No. 2 Senate Republican proposing gun background check bill

The Columbian
Published: August 4, 2015, 5:00pm

WASHINGTON — Backed by the National Rifle Association, the Senate’s No. 2 Republican leader introduced legislation Wednesday that would reward states for sending more information about residents with serious mental problems to the federal background check system for firearms purchasers.

The bill by Sen. John Cornyn, R-Texas, would also bolster programs for treating mentally ill people and handling confrontations with them. It comes after last month’s killings in a Louisiana movie theater by a gunman with mental problems put a fresh spotlight on holes in the background check system and programs for people with psychological difficulties.

Cornyn’s legislation is far more limited than a Senate measure expanding background check requirements that Republicans and the NRA helped defeat two years ago. It’s also narrower than a bill a top Senate Democrat announced this week.

Still, it represents a rare effort by a leading Republican to propose modest steps that could curb some firearms purchases. Cornyn has an A-plus rating for his gun-rights voting record from the NRA, which long has fought gun restrictions yet has backed some bills limiting the ability of mentally troubled people to buy firearms.

Cornyn said that while past bills have been designed to “drive a political wedge” on the issue, his was aimed at helping people with mental health issues to “hopefully pre-empt them from committing an act of violence.”

Jennifer Baker, spokeswoman for NRA legislative affairs, said the bill took “meaningful steps toward fixing the system and making our communities safer.”

Gun control advocates criticized the measure for doing little to curb firearms purchases. Dan Gross, president of the Brady Campaign to Prevent Gun Violence, said it “does nothing to prevent dangerous people from purchasing guns” online or at gun shows.

By law, federally licensed gun dealers must conduct background checks on firearms purchasers.

Among those barred from buying guns are people legally determined to be “mentally defective” and those who have been committed to mental institutions. But states are not required to send those records to the background check system, which is run by the FBI, and its database is spotty.

Cornyn’s bill would increase grants under the government’s main law enforcement program by up to 5 percent for states that send the federal system at least 90 percent of their records on people with serious mental problems. States providing less data could see their grants from a broad range of justice programs penalized by the same amounts, at the attorney general’s discretion.
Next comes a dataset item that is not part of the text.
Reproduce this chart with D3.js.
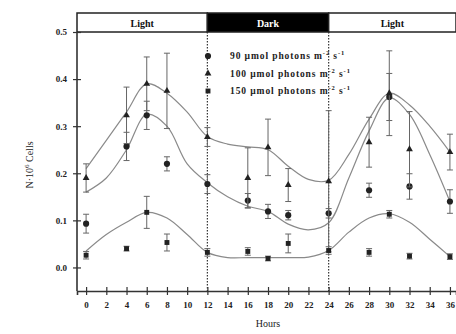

The bill would give state and local governments more flexibility to use federal funds to screen for mental problems in prisoners and improve training for law enforcement officers and others on handling emergencies involving the mentally ill.

Less than two weeks ago, John Russell Houser fired a handgun into a crowd of movie watchers in Lafayette, Louisiana, killing two and wounding nine. Houser’s family said they knew he had mental problems and had sought court protection, but he was not involuntarily committed to a hospital.

When he purchased the weapon at a gun shop in Alabama, the information about his problems had not been sent to the background check system and the sale was allowed. Police said Houser killed himself after they confronted him.

Dylann Roof, charged in June’s massacre of nine people at a historically black church in Charleston, South Carolina, bought his gun after an FBI background check examiner did not discover that Roof had been arrested for possessing illegal drugs, authorities said. That should have blocked his purchase.

On Monday, a Democratic leader, Sen. Chuck Schumer, D-N.Y., introduced legislation that would provide extra federal money to states that send a broad range of data on the mentally ill to the federal system, including information about the mentally ill, violent criminals and domestic abusers.

In 2013, the Senate shelved bipartisan legislation that would have expanded required background checks to firearms bought at gun shows and all Internet sales. All but four of the chamber’s 45 Republicans opposed the measure.